Dataset content =
* start *
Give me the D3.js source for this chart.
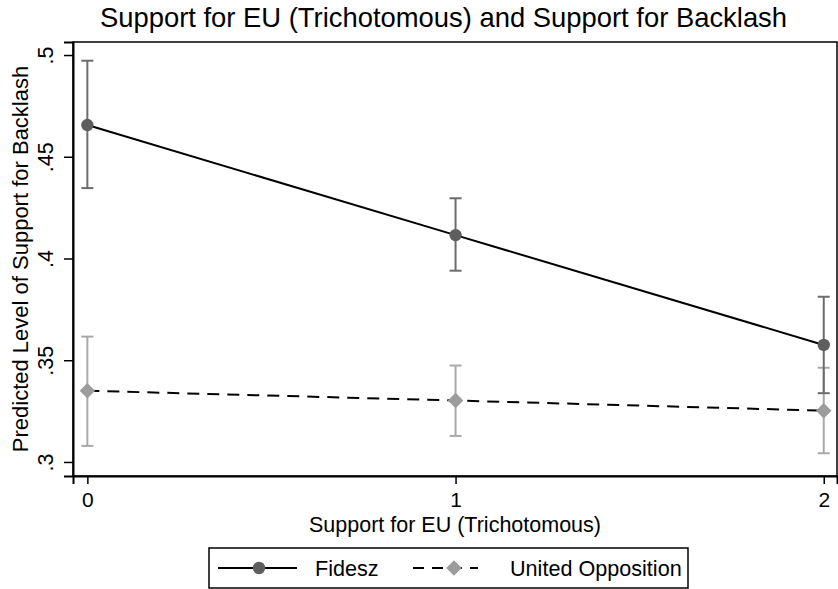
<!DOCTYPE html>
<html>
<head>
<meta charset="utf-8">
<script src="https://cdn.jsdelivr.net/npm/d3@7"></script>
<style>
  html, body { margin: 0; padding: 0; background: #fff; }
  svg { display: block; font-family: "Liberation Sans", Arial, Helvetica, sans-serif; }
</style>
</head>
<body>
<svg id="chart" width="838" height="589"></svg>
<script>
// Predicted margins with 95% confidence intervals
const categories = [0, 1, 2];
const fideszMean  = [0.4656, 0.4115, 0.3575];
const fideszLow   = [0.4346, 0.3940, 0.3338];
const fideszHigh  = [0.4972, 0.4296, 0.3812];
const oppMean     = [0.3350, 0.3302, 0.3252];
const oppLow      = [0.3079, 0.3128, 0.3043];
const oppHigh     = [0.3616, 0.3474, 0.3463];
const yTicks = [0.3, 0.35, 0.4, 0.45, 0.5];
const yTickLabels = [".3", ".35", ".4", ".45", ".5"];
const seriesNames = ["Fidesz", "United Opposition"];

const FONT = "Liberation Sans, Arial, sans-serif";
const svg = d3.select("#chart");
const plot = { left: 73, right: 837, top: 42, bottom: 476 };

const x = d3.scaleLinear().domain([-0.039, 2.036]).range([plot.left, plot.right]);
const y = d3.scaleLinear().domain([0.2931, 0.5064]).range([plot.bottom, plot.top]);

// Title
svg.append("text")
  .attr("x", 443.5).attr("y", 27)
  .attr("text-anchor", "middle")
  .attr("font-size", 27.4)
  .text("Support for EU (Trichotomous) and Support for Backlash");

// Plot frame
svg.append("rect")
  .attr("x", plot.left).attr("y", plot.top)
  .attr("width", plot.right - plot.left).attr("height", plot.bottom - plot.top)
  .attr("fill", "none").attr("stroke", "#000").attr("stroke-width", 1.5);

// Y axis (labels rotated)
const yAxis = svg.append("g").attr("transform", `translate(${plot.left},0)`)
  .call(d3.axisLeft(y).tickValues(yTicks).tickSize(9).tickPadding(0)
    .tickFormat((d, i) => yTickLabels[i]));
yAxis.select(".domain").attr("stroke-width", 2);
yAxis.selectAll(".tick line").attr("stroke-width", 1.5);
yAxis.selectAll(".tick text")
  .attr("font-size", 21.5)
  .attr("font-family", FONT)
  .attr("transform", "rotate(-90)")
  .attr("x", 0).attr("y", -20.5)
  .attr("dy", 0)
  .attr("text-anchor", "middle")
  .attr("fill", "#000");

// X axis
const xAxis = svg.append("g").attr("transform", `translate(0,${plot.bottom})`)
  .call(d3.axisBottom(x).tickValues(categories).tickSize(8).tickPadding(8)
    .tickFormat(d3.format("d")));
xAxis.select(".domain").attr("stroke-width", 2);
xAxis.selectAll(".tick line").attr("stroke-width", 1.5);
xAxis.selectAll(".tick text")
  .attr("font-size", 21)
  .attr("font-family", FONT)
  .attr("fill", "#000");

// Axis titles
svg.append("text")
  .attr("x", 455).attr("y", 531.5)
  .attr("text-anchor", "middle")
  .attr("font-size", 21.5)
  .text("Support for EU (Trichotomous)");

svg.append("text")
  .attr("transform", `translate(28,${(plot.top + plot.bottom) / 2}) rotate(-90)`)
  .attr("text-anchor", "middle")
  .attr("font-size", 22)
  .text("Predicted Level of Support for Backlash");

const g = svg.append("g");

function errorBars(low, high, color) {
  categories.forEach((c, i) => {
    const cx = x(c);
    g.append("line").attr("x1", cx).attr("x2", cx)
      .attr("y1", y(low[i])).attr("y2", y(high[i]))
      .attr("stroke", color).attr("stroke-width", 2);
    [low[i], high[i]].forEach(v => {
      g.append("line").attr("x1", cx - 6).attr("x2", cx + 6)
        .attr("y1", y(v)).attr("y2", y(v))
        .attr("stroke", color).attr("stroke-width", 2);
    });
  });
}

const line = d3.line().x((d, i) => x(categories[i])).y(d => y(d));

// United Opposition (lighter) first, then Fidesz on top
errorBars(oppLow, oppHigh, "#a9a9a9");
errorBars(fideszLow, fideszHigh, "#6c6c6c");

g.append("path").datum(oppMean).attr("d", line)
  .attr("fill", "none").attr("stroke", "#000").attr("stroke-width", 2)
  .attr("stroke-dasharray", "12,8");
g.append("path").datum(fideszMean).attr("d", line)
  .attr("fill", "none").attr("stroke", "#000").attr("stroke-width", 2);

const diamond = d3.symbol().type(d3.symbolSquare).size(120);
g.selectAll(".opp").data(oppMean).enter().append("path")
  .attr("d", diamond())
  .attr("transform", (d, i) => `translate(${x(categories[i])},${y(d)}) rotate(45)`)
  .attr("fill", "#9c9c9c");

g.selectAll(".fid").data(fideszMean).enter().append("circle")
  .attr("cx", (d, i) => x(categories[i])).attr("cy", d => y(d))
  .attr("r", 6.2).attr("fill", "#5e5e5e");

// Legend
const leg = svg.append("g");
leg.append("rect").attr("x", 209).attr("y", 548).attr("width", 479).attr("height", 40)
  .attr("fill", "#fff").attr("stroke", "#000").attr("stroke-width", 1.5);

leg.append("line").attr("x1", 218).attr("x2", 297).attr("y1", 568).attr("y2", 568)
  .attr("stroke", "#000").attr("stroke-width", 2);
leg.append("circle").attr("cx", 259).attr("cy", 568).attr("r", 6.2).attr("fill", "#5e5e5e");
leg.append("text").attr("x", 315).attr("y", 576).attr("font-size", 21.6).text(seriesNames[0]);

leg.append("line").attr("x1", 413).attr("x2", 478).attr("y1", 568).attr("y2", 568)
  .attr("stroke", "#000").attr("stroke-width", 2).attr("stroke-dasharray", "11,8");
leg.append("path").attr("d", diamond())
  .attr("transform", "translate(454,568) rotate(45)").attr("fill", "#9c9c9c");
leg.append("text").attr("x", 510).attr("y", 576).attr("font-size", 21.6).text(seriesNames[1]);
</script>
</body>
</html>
* end *
Scan the listing above. Gather each line that contains the word "chart".

Output below =
Give me the D3.js source for this chart.
<svg id="chart" width="838" height="589"></svg>
const svg = d3.select("#chart");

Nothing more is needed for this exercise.